_Raw data_:

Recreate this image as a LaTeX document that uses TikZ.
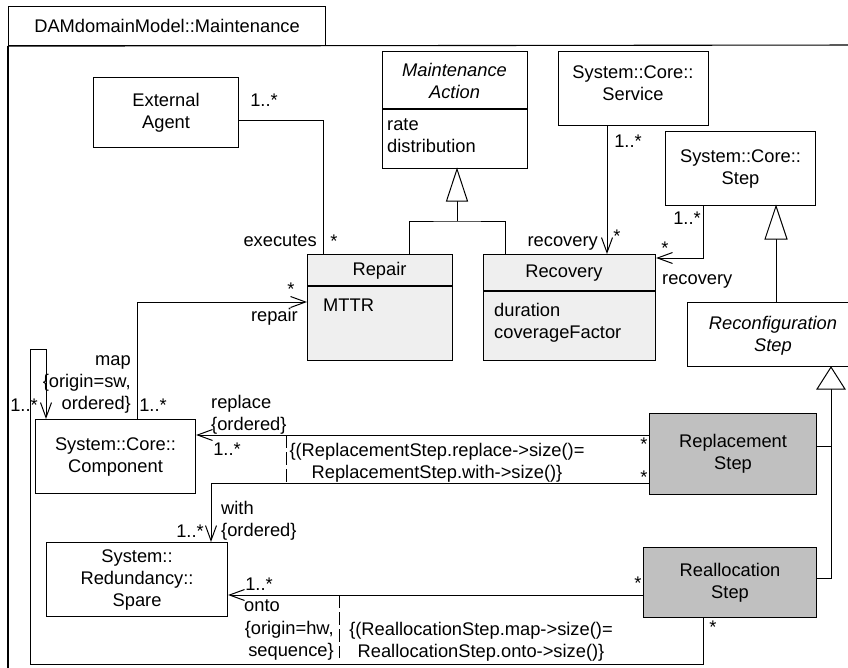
\documentclass[tikz,border=0pt]{standalone}
\usepackage{fontspec}
\setmainfont{Liberation Sans}
\usetikzlibrary{arrows.meta}
\definecolor{lightfill}{HTML}{EFEFEF}
\definecolor{darkfill}{HTML}{C0C0C0}
\tikzset{
  umlbox/.style={draw=black, line width=1.1bp, inner sep=0, anchor=north west, align=center},
  sepline/.style={draw=black, line width=1.1bp},
  conn/.style={draw=black, line width=1bp},
  nav/.style={conn, -{Straight Barb[length=15bp,width=11bp,line width=1bp]}},
  gentri/.style={draw=black, line width=1bp, fill=white},
  lbl/.style={inner sep=0, text height=13bp, text depth=4bp},
  txt/.style={inner sep=0, align=center},
  ital/.style={font=\fontsize{18.3bp}{22bp}\selectfont\itshape},
  ocl/.style={conn, dash pattern=on 13bp off 4bp},
}
\begin{document}
\begin{tikzpicture}[x=1bp, y=-1bp, every node/.style={font=\fontsize{18.3bp}{22bp}\selectfont}]
\path[use as bounding box] (0,0) rectangle (848,668);
\clip (0,0) rectangle (848,668);

% routing coordinates
\coordinate (cExec) at (323,121);
\coordinate (tA) at (457,0);
\coordinate (jA) at (457,221);
\coordinate (xRep) at (409,0);
\coordinate (xRec) at (505,0);
\coordinate (xSrv) at (607,0);
\coordinate (xStp) at (703,258);
\coordinate (tS) at (776,0);
\coordinate (tR) at (831,0);
\coordinate (yRp) at (0,446);
\coordinate (yRa) at (0,578);
\coordinate (cRep) at (137,302);
\coordinate (yRepl) at (0,435);
\coordinate (cWith) at (211,483);
\coordinate (yOnto) at (0,595);
\coordinate (k1) at (286,435);
\coordinate (k2) at (286,483);
\coordinate (k3) at (339,595);
\coordinate (k4) at (339,658);
\coordinate (m1) at (703,664);
\coordinate (m2) at (30,664);
\coordinate (m3) at (30,349);
\coordinate (m4) at (46,349);
\coordinate (frameR) at (870,45);
\coordinate (frameB) at (8,690);

% package frame
\node[umlbox, minimum width=317bp, minimum height=39bp] (tab) at (8,6) {DAMdomainModel::Maintenance};
\draw[sepline] (tab.south west) -- (frameR);
\draw[sepline] (tab.south west) -- (frameB);

% classes
\node[umlbox, minimum width=145bp, minimum height=70bp] (ext) at (93,77) {External\\Agent};
\node[umlbox, minimum width=145bp, minimum height=117bp] (maint) at (382,51) {};
\node[umlbox, minimum width=150bp, minimum height=74bp] (service) at (558,51) {};
\node[umlbox, minimum width=150bp, minimum height=74bp] (step) at (665,131) {System::Core::\\Step};
\node[umlbox, fill=lightfill, minimum width=145bp, minimum height=106bp] (repair) at (307,254) {};
\node[umlbox, fill=lightfill, minimum width=172bp, minimum height=106bp] (recovery) at (483,254) {};
\node[umlbox, minimum width=172bp, minimum height=64bp] (reconf) at (687,302) {};
\node[umlbox, minimum width=160bp, minimum height=74bp] (comp) at (35,419) {System::Core::\\Component};
\node[umlbox, minimum width=181bp, minimum height=74bp] (spare) at (46,542) {System::\\Redundancy::\\Spare};
\node[umlbox, fill=darkfill, minimum width=167bp, minimum height=81bp] (replacement) at (649,413) {Replacement\\Step};
\node[umlbox, fill=darkfill, minimum width=173bp, minimum height=70bp] (realloc) at (643,547) {Reallocation\\Step};

% compartments and class texts
\draw[sepline] (maint.west |- 0,109) -- (maint.east |- 0,109);
\draw[sepline] (repair.west |- 0,286) -- (repair.east |- 0,286);
\draw[sepline] (recovery.west |- 0,291) -- (recovery.east |- 0,291);
\node[txt, ital] (maintN) at (454.5,81) {Maintenance\\Action};
\node[txt, align=left, anchor=west] (maintA) at (387,136) {rate\\distribution};
\node[txt] (serviceN) at (633,83) {System::Core::\\Service};
\node[lbl] (repairN) at (379.5,271) {Repair};
\node[lbl, anchor=west] (repairA) at (323,307) {MTTR};
\node[lbl] (recoveryN) at (564,273) {Recovery};
\node[txt, align=left, anchor=west] (recoveryA) at (494,323) {duration\\coverageFactor};
\node[txt, ital] (reconfN) at (773,336) {Reconfiguration\\Step};

% generalizations
\coordinate (gA) at (maint.south -| tA);
\draw[conn] (repair.north -| xRep) |- (jA) -| (recovery.north -| xRec);
\draw[conn] (gA) ++(0,32) -- (jA);
\draw[gentri] (gA) -- ++(-10.5,32) -- ++(21,0) -- cycle;

\coordinate (gS) at (step.south -| tS);
\draw[conn] (gS) ++(0,33) -- (reconf.north -| tS);
\draw[gentri] (gS) -- ++(-11,33) -- ++(22,0) -- cycle;

\coordinate (gR) at (reconf.south -| tR);
\draw[conn] (gR) ++(0,22) -- (tR |- yRa) -- (realloc.east |- yRa);
\draw[conn] (replacement.east |- yRp) -- (tR |- yRp);
\draw[gentri] (gR) -- ++(-14,22) -- ++(28,0) -- cycle;

% associations
\draw[conn] (ext.east |- cExec) -| (repair.north -| cExec);
\draw[nav] (service.south -| xSrv) -- (recovery.north -| xSrv);
\draw[nav] (step.south -| xStp) |- (recovery.east |- xStp);
\draw[nav] (comp.north -| cRep) |- (repair.west |- cRep);
\draw[nav] (replacement.west |- yRepl) -- (comp.east |- yRepl);
\draw[nav] (replacement.west |- cWith) -| (spare.north -| cWith);
\draw[nav] (realloc.west |- yOnto) -- (spare.east |- yOnto);
\draw[nav] (realloc.south -| m1) -- (m1) -- (m2) -- (m3) -- (m4) -- (comp.north -| m4);

% constraints
\draw[ocl] (k1) -- (k2);
\draw[ocl] (k3) -- (k4);
\node[txt] (con1) at (437,463) {\{(ReplacementStep.replace->size()=\\ReplacementStep.with->size()\}};
\node[txt] (con2) at (481,642) {\{(ReallocationStep.map->size()=\\ReallocationStep.onto->size()\}};

% role names and multiplicities
\node[lbl] (mExtA) at (264,102) {1..*};
\node[lbl, anchor=east] (rExec) at (317,242) {executes};
\node[lbl] (mExecB) at (334,243) {*};
\node[lbl] (mSrvA) at (628,143) {1..*};
\node[lbl, anchor=east] (rRec1) at (598,242) {recovery};
\node[lbl] (mSrvB) at (617,238) {*};
\node[lbl] (mStpA) at (687,220) {1..*};
\node[lbl] (mStpB) at (665,250) {*};
\node[lbl, anchor=west] (rRec2) at (662,280) {recovery};
\node[lbl] (mRepB) at (291,291) {*};
\node[lbl, anchor=east] (rRep) at (298,317) {repair};
\node[lbl] (mRepA) at (153,407) {1..*};
\node[txt, align=right, anchor=east] (rMap) at (131,384) {map\\\{origin=sw,\\ordered\}};
\node[lbl] (mMapA) at (24,407) {1..*};
\node[txt, align=left, anchor=west] (rRepl) at (211,415) {replace\\\{ordered\}};
\node[lbl] (mReplA) at (227,451) {1..*};
\node[lbl] (mReplB) at (644,446) {*};
\node[txt, align=left, anchor=west] (rWith) at (221,521) {with\\\{ordered\}};
\node[lbl] (mWithA) at (190,533) {1..*};
\node[lbl] (mWithB) at (644,479) {*};
\node[lbl] (mOntoA) at (259,586) {1..*};
\node[lbl] (mOntoB) at (638,585) {*};
\node[lbl, anchor=west] (rOnto) at (244,607) {onto};
\node[txt, align=right, anchor=east] (rOntoC) at (334,641) {\{origin=hw,\\sequence\}};
\node[lbl] (mMapB) at (713,629) {*};
\end{tikzpicture}
\end{document}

_Do this_:
Would you return the data exactly as written, without the pictures?

_Completed task_:
Recreate this image as a LaTeX document that uses TikZ.
\documentclass[tikz,border=0pt]{standalone}
\usepackage{fontspec}
\setmainfont{Liberation Sans}
\usetikzlibrary{arrows.meta}
\definecolor{lightfill}{HTML}{EFEFEF}
\definecolor{darkfill}{HTML}{C0C0C0}
\tikzset{
  umlbox/.style={draw=black, line width=1.1bp, inner sep=0, anchor=north west, align=center},
  sepline/.style={draw=black, line width=1.1bp},
  conn/.style={draw=black, line width=1bp},
  nav/.style={conn, -{Straight Barb[length=15bp,width=11bp,line width=1bp]}},
  gentri/.style={draw=black, line width=1bp, fill=white},
  lbl/.style={inner sep=0, text height=13bp, text depth=4bp},
  txt/.style={inner sep=0, align=center},
  ital/.style={font=\fontsize{18.3bp}{22bp}\selectfont\itshape},
  ocl/.style={conn, dash pattern=on 13bp off 4bp},
}
\begin{document}
\begin{tikzpicture}[x=1bp, y=-1bp, every node/.style={font=\fontsize{18.3bp}{22bp}\selectfont}]
\path[use as bounding box] (0,0) rectangle (848,668);
\clip (0,0) rectangle (848,668);

% routing coordinates
\coordinate (cExec) at (323,121);
\coordinate (tA) at (457,0);
\coordinate (jA) at (457,221);
\coordinate (xRep) at (409,0);
\coordinate (xRec) at (505,0);
\coordinate (xSrv) at (607,0);
\coordinate (xStp) at (703,258);
\coordinate (tS) at (776,0);
\coordinate (tR) at (831,0);
\coordinate (yRp) at (0,446);
\coordinate (yRa) at (0,578);
\coordinate (cRep) at (137,302);
\coordinate (yRepl) at (0,435);
\coordinate (cWith) at (211,483);
\coordinate (yOnto) at (0,595);
\coordinate (k1) at (286,435);
\coordinate (k2) at (286,483);
\coordinate (k3) at (339,595);
\coordinate (k4) at (339,658);
\coordinate (m1) at (703,664);
\coordinate (m2) at (30,664);
\coordinate (m3) at (30,349);
\coordinate (m4) at (46,349);
\coordinate (frameR) at (870,45);
\coordinate (frameB) at (8,690);

% package frame
\node[umlbox, minimum width=317bp, minimum height=39bp] (tab) at (8,6) {DAMdomainModel::Maintenance};
\draw[sepline] (tab.south west) -- (frameR);
\draw[sepline] (tab.south west) -- (frameB);

% classes
\node[umlbox, minimum width=145bp, minimum height=70bp] (ext) at (93,77) {External\\Agent};
\node[umlbox, minimum width=145bp, minimum height=117bp] (maint) at (382,51) {};
\node[umlbox, minimum width=150bp, minimum height=74bp] (service) at (558,51) {};
\node[umlbox, minimum width=150bp, minimum height=74bp] (step) at (665,131) {System::Core::\\Step};
\node[umlbox, fill=lightfill, minimum width=145bp, minimum height=106bp] (repair) at (307,254) {};
\node[umlbox, fill=lightfill, minimum width=172bp, minimum height=106bp] (recovery) at (483,254) {};
\node[umlbox, minimum width=172bp, minimum height=64bp] (reconf) at (687,302) {};
\node[umlbox, minimum width=160bp, minimum height=74bp] (comp) at (35,419) {System::Core::\\Component};
\node[umlbox, minimum width=181bp, minimum height=74bp] (spare) at (46,542) {System::\\Redundancy::\\Spare};
\node[umlbox, fill=darkfill, minimum width=167bp, minimum height=81bp] (replacement) at (649,413) {Replacement\\Step};
\node[umlbox, fill=darkfill, minimum width=173bp, minimum height=70bp] (realloc) at (643,547) {Reallocation\\Step};

% compartments and class texts
\draw[sepline] (maint.west |- 0,109) -- (maint.east |- 0,109);
\draw[sepline] (repair.west |- 0,286) -- (repair.east |- 0,286);
\draw[sepline] (recovery.west |- 0,291) -- (recovery.east |- 0,291);
\node[txt, ital] (maintN) at (454.5,81) {Maintenance\\Action};
\node[txt, align=left, anchor=west] (maintA) at (387,136) {rate\\distribution};
\node[txt] (serviceN) at (633,83) {System::Core::\\Service};
\node[lbl] (repairN) at (379.5,271) {Repair};
\node[lbl, anchor=west] (repairA) at (323,307) {MTTR};
\node[lbl] (recoveryN) at (564,273) {Recovery};
\node[txt, align=left, anchor=west] (recoveryA) at (494,323) {duration\\coverageFactor};
\node[txt, ital] (reconfN) at (773,336) {Reconfiguration\\Step};

% generalizations
\coordinate (gA) at (maint.south -| tA);
\draw[conn] (repair.north -| xRep) |- (jA) -| (recovery.north -| xRec);
\draw[conn] (gA) ++(0,32) -- (jA);
\draw[gentri] (gA) -- ++(-10.5,32) -- ++(21,0) -- cycle;

\coordinate (gS) at (step.south -| tS);
\draw[conn] (gS) ++(0,33) -- (reconf.north -| tS);
\draw[gentri] (gS) -- ++(-11,33) -- ++(22,0) -- cycle;

\coordinate (gR) at (reconf.south -| tR);
\draw[conn] (gR) ++(0,22) -- (tR |- yRa) -- (realloc.east |- yRa);
\draw[conn] (replacement.east |- yRp) -- (tR |- yRp);
\draw[gentri] (gR) -- ++(-14,22) -- ++(28,0) -- cycle;

% associations
\draw[conn] (ext.east |- cExec) -| (repair.north -| cExec);
\draw[nav] (service.south -| xSrv) -- (recovery.north -| xSrv);
\draw[nav] (step.south -| xStp) |- (recovery.east |- xStp);
\draw[nav] (comp.north -| cRep) |- (repair.west |- cRep);
\draw[nav] (replacement.west |- yRepl) -- (comp.east |- yRepl);
\draw[nav] (replacement.west |- cWith) -| (spare.north -| cWith);
\draw[nav] (realloc.west |- yOnto) -- (spare.east |- yOnto);
\draw[nav] (realloc.south -| m1) -- (m1) -- (m2) -- (m3) -- (m4) -- (comp.north -| m4);

% constraints
\draw[ocl] (k1) -- (k2);
\draw[ocl] (k3) -- (k4);
\node[txt] (con1) at (437,463) {\{(ReplacementStep.replace->size()=\\ReplacementStep.with->size()\}};
\node[txt] (con2) at (481,642) {\{(ReallocationStep.map->size()=\\ReallocationStep.onto->size()\}};

% role names and multiplicities
\node[lbl] (mExtA) at (264,102) {1..*};
\node[lbl, anchor=east] (rExec) at (317,242) {executes};
\node[lbl] (mExecB) at (334,243) {*};
\node[lbl] (mSrvA) at (628,143) {1..*};
\node[lbl, anchor=east] (rRec1) at (598,242) {recovery};
\node[lbl] (mSrvB) at (617,238) {*};
\node[lbl] (mStpA) at (687,220) {1..*};
\node[lbl] (mStpB) at (665,250) {*};
\node[lbl, anchor=west] (rRec2) at (662,280) {recovery};
\node[lbl] (mRepB) at (291,291) {*};
\node[lbl, anchor=east] (rRep) at (298,317) {repair};
\node[lbl] (mRepA) at (153,407) {1..*};
\node[txt, align=right, anchor=east] (rMap) at (131,384) {map\\\{origin=sw,\\ordered\}};
\node[lbl] (mMapA) at (24,407) {1..*};
\node[txt, align=left, anchor=west] (rRepl) at (211,415) {replace\\\{ordered\}};
\node[lbl] (mReplA) at (227,451) {1..*};
\node[lbl] (mReplB) at (644,446) {*};
\node[txt, align=left, anchor=west] (rWith) at (221,521) {with\\\{ordered\}};
\node[lbl] (mWithA) at (190,533) {1..*};
\node[lbl] (mWithB) at (644,479) {*};
\node[lbl] (mOntoA) at (259,586) {1..*};
\node[lbl] (mOntoB) at (638,585) {*};
\node[lbl, anchor=west] (rOnto) at (244,607) {onto};
\node[txt, align=right, anchor=east] (rOntoC) at (334,641) {\{origin=hw,\\sequence\}};
\node[lbl] (mMapB) at (713,629) {*};
\end{tikzpicture}
\end{document}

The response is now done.